It was sort of destiny that I went down the MS path instead of SD. The first digital camera I owned was an old 2MP Sony that was a drop-off at an electronics recycling place I used to work. In the bag was a collection of MS's. When that camera took a dump a year later, I was left with several orphaned MS's ... and the decision whether to buy a new Sony camera, or a camera that took SD cards, and have to invest a significant bit more money on new SD cards. I chose the Sony route, and, for better or worse, the rest has been chiseled in stone ever since.
Barring the availability of a converter, anyone hazard a guess which of the following options would be better than the other as far as reproduction quality on my HD TV? (I don't think my HD TV will deliver true HD from flash memory ... only a couple of the very newest models tout that ability.) I can (1) use my camera's video cable which plugs into the TV's composite Video 3 input. Or, I can (2) as suggest by binky, plug my MS and SD cards into my card reader and dump the MS contents onto an SD, then plug the SD into the TV's SD slot. I know that a composite video input on a big screen TV is going to look pretty unimpressive, but anybody think dumping the MS onto SD then into the TV SD slot would provide any better quality?

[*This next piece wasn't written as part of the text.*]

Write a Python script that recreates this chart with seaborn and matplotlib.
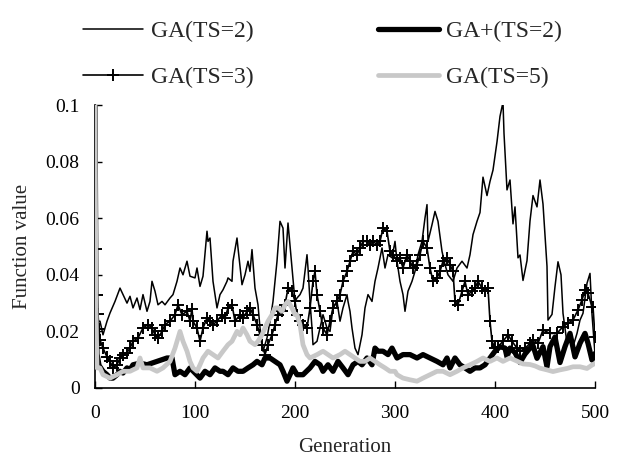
import matplotlib
matplotlib.use("Agg")
import matplotlib.pyplot as plt
import seaborn as sns
import pandas as pd

# ---------------- data ----------------
ts2_gen = [0, 1, 3, 5, 8, 12, 15, 20, 25, 28, 32, 35, 38, 42, 45, 48, 52, 55, 57, 60, 63, 67, 70, 75, 78,
           82, 85, 88, 92, 95, 100, 102, 105, 108, 112, 113, 115, 118, 122, 125, 128, 132, 133, 137, 138,
           142, 143, 147, 150, 153, 155, 157, 160, 163, 165, 168, 172, 175, 178, 182, 185, 188, 190, 193,
           197, 200, 202, 205, 208, 212, 213, 215, 217, 218, 222, 225, 228, 232, 235, 238, 242, 245, 248,
           252, 253, 255, 257, 260, 263, 267, 270, 273, 277, 280, 283, 287, 290, 293, 297, 300, 302, 305,
           308, 310, 313, 317, 320, 323, 327, 330, 332, 333, 337, 340, 343, 347, 350, 353, 358, 362, 367,
           372, 375, 378, 382, 385, 388, 392, 395, 398, 402, 405, 408, 409, 412, 415, 418, 420, 423, 425,
           428, 432, 435, 438, 442, 445, 448, 452, 453, 457, 460, 463, 466, 468, 472, 475, 478, 482, 485,
           488, 492, 495, 497, 500]
ts2_val = [0.1, 0.03, 0.0236, 0.0236, 0.0188, 0.0236, 0.0265, 0.0306, 0.0353, 0.033, 0.03, 0.0324, 0.0283,
           0.0318, 0.0277, 0.033, 0.0271, 0.0306, 0.0377, 0.0342, 0.0294, 0.0306, 0.0294, 0.0318, 0.033,
           0.0377, 0.0424, 0.04, 0.0448, 0.0395, 0.0389, 0.0424, 0.0359, 0.0395, 0.0554, 0.0518, 0.053,
           0.0377, 0.0283, 0.033, 0.0347, 0.0377, 0.0389, 0.0377, 0.0448, 0.053, 0.0495, 0.0365, 0.04,
           0.0448, 0.0412, 0.0489, 0.0353, 0.0294, 0.0212, 0.013, 0.0177, 0.0236, 0.0306, 0.0448, 0.0589,
           0.0565, 0.0424, 0.0583, 0.0424, 0.0306, 0.0318, 0.033, 0.0353, 0.0471, 0.0424, 0.0306, 0.0212,
           0.0153, 0.0165, 0.0212, 0.0259, 0.0212, 0.02, 0.0283, 0.0306, 0.0236, 0.0283, 0.033, 0.0306,
           0.0271, 0.0212, 0.0141, 0.0118, 0.0188, 0.0283, 0.033, 0.0306, 0.0377, 0.0424, 0.0495, 0.0424,
           0.0471, 0.046, 0.0518, 0.0448, 0.0377, 0.033, 0.0271, 0.0342, 0.0377, 0.0412, 0.0471, 0.0518,
           0.0601, 0.0648, 0.0518, 0.0577, 0.0624, 0.0589, 0.0483, 0.0436, 0.04, 0.0377, 0.0424, 0.0448,
           0.0424, 0.0471, 0.0542, 0.0589, 0.062, 0.0745, 0.068, 0.073, 0.077, 0.087, 0.096, 0.101, 0.09,
           0.070, 0.0735, 0.058, 0.064, 0.046, 0.047, 0.038, 0.045, 0.059, 0.068, 0.064, 0.0735, 0.065,
           0.043, 0.024, 0.026, 0.0358, 0.0446, 0.040, 0.0264, 0.0158, 0.0193, 0.0146, 0.0193, 0.024,
           0.0264, 0.037, 0.0405, 0.026, 0.012]

ts3_gen = [0, 1, 2, 3, 4, 5, 8, 12, 15, 18, 22, 25, 28, 32, 35, 38, 43, 48, 53, 57, 60, 63, 67, 70, 75,
           80, 83, 87, 92, 95, 97, 98, 102, 105, 108, 112, 115, 118, 122, 127, 130, 133, 137, 140, 145,
           148, 152, 155, 158, 162, 165, 167, 170, 173, 177, 180, 183, 187, 190, 193, 197, 200, 202, 205,
           208, 212, 215, 218, 220, 222, 225, 228, 232, 235, 238, 242, 245, 248, 252, 255, 258, 262, 265,
           268, 272, 275, 278, 282, 285, 288, 292, 295, 298, 302, 305, 308, 312, 315, 318, 322, 325, 328,
           332, 335, 338, 342, 345, 348, 352, 355, 358, 360, 363, 367, 370, 373, 377, 380, 383, 387, 390,
           393, 395, 397, 400, 403, 408, 413, 417, 422, 425, 430, 435, 438, 443, 448, 455, 462, 468, 473,
           478, 483, 487, 490, 493, 497, 498, 500]
ts3_val = [0.1, 0.049, 0.033, 0.026, 0.021, 0.017, 0.0141, 0.011, 0.0094, 0.0071, 0.0082, 0.0106, 0.0118,
           0.0125, 0.0141, 0.0165, 0.0177, 0.0212, 0.0224, 0.0212, 0.0188, 0.0177, 0.02, 0.0224, 0.0236,
           0.0259, 0.0294, 0.0259, 0.0271, 0.0236, 0.028, 0.0236, 0.0212, 0.0165, 0.0212, 0.0247, 0.0236,
           0.0224, 0.0236, 0.0259, 0.0247, 0.0283, 0.0294, 0.0236, 0.0259, 0.0247, 0.0271, 0.0283, 0.0259,
           0.0224, 0.0188, 0.0153, 0.0118, 0.0153, 0.0188, 0.0224, 0.0259, 0.0271, 0.0294, 0.0353, 0.0342,
           0.0306, 0.0259, 0.0236, 0.0224, 0.0212, 0.0283, 0.0377, 0.0412, 0.033, 0.0271, 0.0212, 0.0188,
           0.0236, 0.0283, 0.0306, 0.033, 0.0377, 0.0412, 0.0448, 0.0483, 0.0471, 0.0495, 0.0518, 0.0518,
           0.0507, 0.0518, 0.0507, 0.0518, 0.0565, 0.0554, 0.0483, 0.0471, 0.0448, 0.0459, 0.0424, 0.0471,
           0.0448, 0.0424, 0.0436, 0.0471, 0.0518, 0.0495, 0.0424, 0.0377, 0.0389, 0.0412, 0.0448, 0.0459,
           0.0436, 0.0412, 0.0306, 0.0294, 0.0342, 0.0377, 0.033, 0.0342, 0.0353, 0.0377, 0.0353, 0.0342,
           0.0353, 0.0236, 0.0165, 0.0141, 0.0146, 0.0165, 0.0188, 0.0165, 0.0141, 0.013, 0.014, 0.0158,
           0.017, 0.0158, 0.0205, 0.0193, 0.0193, 0.0217, 0.0229, 0.024, 0.0276, 0.0311, 0.0346, 0.0335,
           0.0287, 0.0287, 0.0181]

gap_gen = [0, 1, 2, 4, 8, 12, 15, 18, 22, 25, 28, 32, 35, 38, 45, 52, 57, 62, 67, 72, 77, 80, 85, 90, 95,
           100, 105, 110, 115, 120, 125, 128, 133, 138, 143, 148, 153, 158, 162, 167, 170, 175, 180, 185,
           188, 192, 195, 198, 200, 202, 208, 215, 220, 225, 228, 233, 238, 243, 248, 253, 258, 263, 267,
           272, 277, 280, 283, 288, 293, 297, 302, 308, 315, 322, 328, 335, 342, 348, 352, 355, 360, 365,
           370, 375, 380, 385, 390, 395, 400, 405, 410, 412, 415, 420, 425, 430, 435, 438, 442, 448, 452,
           455, 460, 465, 470, 475, 480, 485, 490, 493, 497, 500]
gap_val = [0.1, 0.03, 0.012, 0.008, 0.0059, 0.0047, 0.0035, 0.0035, 0.0047, 0.0059, 0.0053, 0.0071, 0.0065,
           0.0082, 0.0088, 0.0082, 0.0088, 0.0094, 0.01, 0.0106, 0.0106, 0.0047, 0.0059, 0.0047, 0.0071,
           0.0053, 0.0035, 0.0059, 0.0047, 0.0071, 0.0059, 0.0059, 0.0047, 0.0071, 0.0059, 0.0059, 0.0071,
           0.0082, 0.0094, 0.0082, 0.0106, 0.0106, 0.0094, 0.0082, 0.0059, 0.0024, 0.0047, 0.0071, 0.0059,
           0.0047, 0.0047, 0.0071, 0.0094, 0.0082, 0.0059, 0.0082, 0.0059, 0.0094, 0.0071, 0.0047, 0.0082,
           0.0094, 0.0082, 0.0106, 0.0082, 0.0141, 0.013, 0.013, 0.0118, 0.0141, 0.0106, 0.0118, 0.0118,
           0.0106, 0.0118, 0.0106, 0.0094, 0.0082, 0.0106, 0.0071, 0.0106, 0.0082, 0.0071, 0.0059, 0.0071,
           0.0071, 0.0082, 0.0106, 0.013, 0.0146, 0.0141, 0.011, 0.0141, 0.0125, 0.009, 0.012, 0.0141,
           0.015, 0.0105, 0.0146, 0.0075, 0.0146, 0.018, 0.009, 0.0146, 0.0193, 0.011, 0.0158, 0.0193,
           0.0158, 0.0099, 0.0122]

ts5_gen = [0, 1, 2, 5, 8, 15, 22, 28, 35, 42, 45, 48, 55, 62, 68, 75, 80, 85, 88, 92, 95, 98, 102, 105,
           108, 113, 118, 123, 128, 133, 137, 142, 145, 148, 152, 155, 160, 163, 167, 170, 173, 177, 180,
           183, 187, 190, 193, 197, 200, 202, 205, 208, 212, 215, 222, 228, 233, 238, 245, 250, 255, 260,
           265, 270, 275, 280, 285, 290, 295, 300, 302, 308, 315, 322, 328, 335, 342, 348, 355, 362, 368,
           375, 382, 388, 395, 402, 408, 415, 422, 428, 435, 440, 445, 452, 458, 465, 472, 478, 485, 492,
           497, 500]
ts5_val = [0.1, 0.03, 0.0071, 0.0071, 0.0047, 0.0035, 0.0047, 0.0059, 0.0059, 0.0071, 0.0106, 0.0071,
           0.0071, 0.0059, 0.0071, 0.0094, 0.0141, 0.02, 0.0165, 0.013, 0.0094, 0.0071, 0.0059, 0.0082,
           0.0106, 0.013, 0.0118, 0.0106, 0.013, 0.0153, 0.0165, 0.02, 0.0188, 0.0212, 0.0188, 0.0165,
           0.0153, 0.0165, 0.0188, 0.0212, 0.0236, 0.0259, 0.0283, 0.0283, 0.0271, 0.0294, 0.0306, 0.0283,
           0.0259, 0.0259, 0.0224, 0.0153, 0.0118, 0.0106, 0.0118, 0.013, 0.0118, 0.0106, 0.0118, 0.013,
           0.0118, 0.0106, 0.0094, 0.0094, 0.0106, 0.0094, 0.0082, 0.0071, 0.0059, 0.0059, 0.0047, 0.0035,
           0.0029, 0.0024, 0.0035, 0.0047, 0.0059, 0.0059, 0.0047, 0.0059, 0.0071, 0.0082, 0.0094, 0.0106,
           0.0094, 0.0106, 0.0094, 0.0106, 0.0095, 0.0085, 0.0083, 0.0078, 0.007, 0.0064, 0.0058, 0.0064,
           0.0069, 0.0075, 0.0075, 0.0069, 0.0081, 0.0087]

series_names = ["GA(TS=2)", "GA+(TS=2)", "GA(TS=3)", "GA(TS=5)"]
x_ticks = [0, 100, 200, 300, 400, 500]
y_ticks = [0, 0.02, 0.04, 0.06, 0.08, 0.1]
y_tick_labels = ["0", "0.02", "0.04", "0.06", "0.08", "0.1"]

# ---------------- plotting ----------------
sns.set_style("ticks")
plt.rcParams["font.family"] = ["Liberation Serif", "DejaVu Serif"]

fig = plt.figure(figsize=(6.2, 4.59), dpi=100)
ax = fig.add_axes([95 / 620, 1 - 388 / 459, 500 / 620, 283 / 459])

df_ts2 = pd.DataFrame({"gen": ts2_gen, "val": ts2_val})
df_gap = pd.DataFrame({"gen": gap_gen, "val": gap_val})
df_ts3 = pd.DataFrame({"gen": ts3_gen, "val": ts3_val})
df_ts5 = pd.DataFrame({"gen": ts5_gen, "val": ts5_val})

sns.lineplot(data=df_ts2, x="gen", y="val", ax=ax, color="black", linewidth=1.1,
             label=series_names[0], zorder=3)
sns.lineplot(data=df_ts3, x="gen", y="val", ax=ax, color="black", linewidth=1.2,
             marker="+", markersize=8, markeredgewidth=1.4, markeredgecolor="black",
             markerfacecolor="black", label=series_names[2], zorder=4)
sns.lineplot(data=df_gap, x="gen", y="val", ax=ax, color="black", linewidth=3.8,
             label=series_names[1], zorder=5)
sns.lineplot(data=df_ts5, x="gen", y="val", ax=ax, color="#c8c8c8", linewidth=3.4,
             label=series_names[3], zorder=6)

ax.set_xlim(0, 500)
ax.set_ylim(0, 0.1)
ax.set_xticks(x_ticks)
ax.set_xticklabels([str(t) for t in x_ticks])
ax.set_yticks(y_ticks)
ax.set_yticklabels(y_tick_labels)
ax.tick_params(direction="in", length=5, width=1, colors="black", labelsize=14, pad=11)
ax.tick_params(axis="x", pad=12)
for s in ["top", "right"]:
    ax.spines[s].set_visible(False)
for s in ["left", "bottom"]:
    ax.spines[s].set_color("black")
    ax.spines[s].set_linewidth(1.2)
ax.set_xlabel("Generation", fontsize=15, labelpad=12)
ax.set_ylabel("Function value", fontsize=15, labelpad=10)

handles, labels = ax.get_legend_handles_labels()
order = ["GA(TS=2)", "GA(TS=3)", "GA+(TS=2)", "GA(TS=5)"]
hmap = dict(zip(labels, handles))
if ax.legend_:
    ax.legend_.remove()
fig.legend([hmap[k] for k in order], order, loc="upper left",
           bbox_to_anchor=(62 / 620, 1 + 1 / 459), ncol=2, frameon=False, fontsize=17,
           handlelength=2.55, handletextpad=0.3, columnspacing=5.3, labelspacing=1.05,
           numpoints=1)

fig.savefig("out.png", dpi=100)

On more thought ... let's talk about XD cards. Why does the fine print/warranty on XD cards imply XD cards will self-destruct in a relatively short time? As far as I know, Fuji and Olympus are the only manufacturers that use XD. I had a chance to get a Fuji camera once, but stayed away because I did not want to get locked into yet another proprietary format. The other reason I stayed away is because the warranty on XD cards is only one year, and on every other type it is five years. Not damning, mind you, but then I read in the XD card literature something to the effect that "XD cards will gradually lose their ability to retain information over time, and will eventually cease to work and become useless." I guess one could say that about any flash memory, but XD is the only type that explicitly goes out of their way to inform consumers of this, and backs it up with only a single year warranty. It did not inspire confidence. Hmmm, let's see ... buy into yet another proprietary flash memory that costs more and will self-destruct. Sounds like a plan!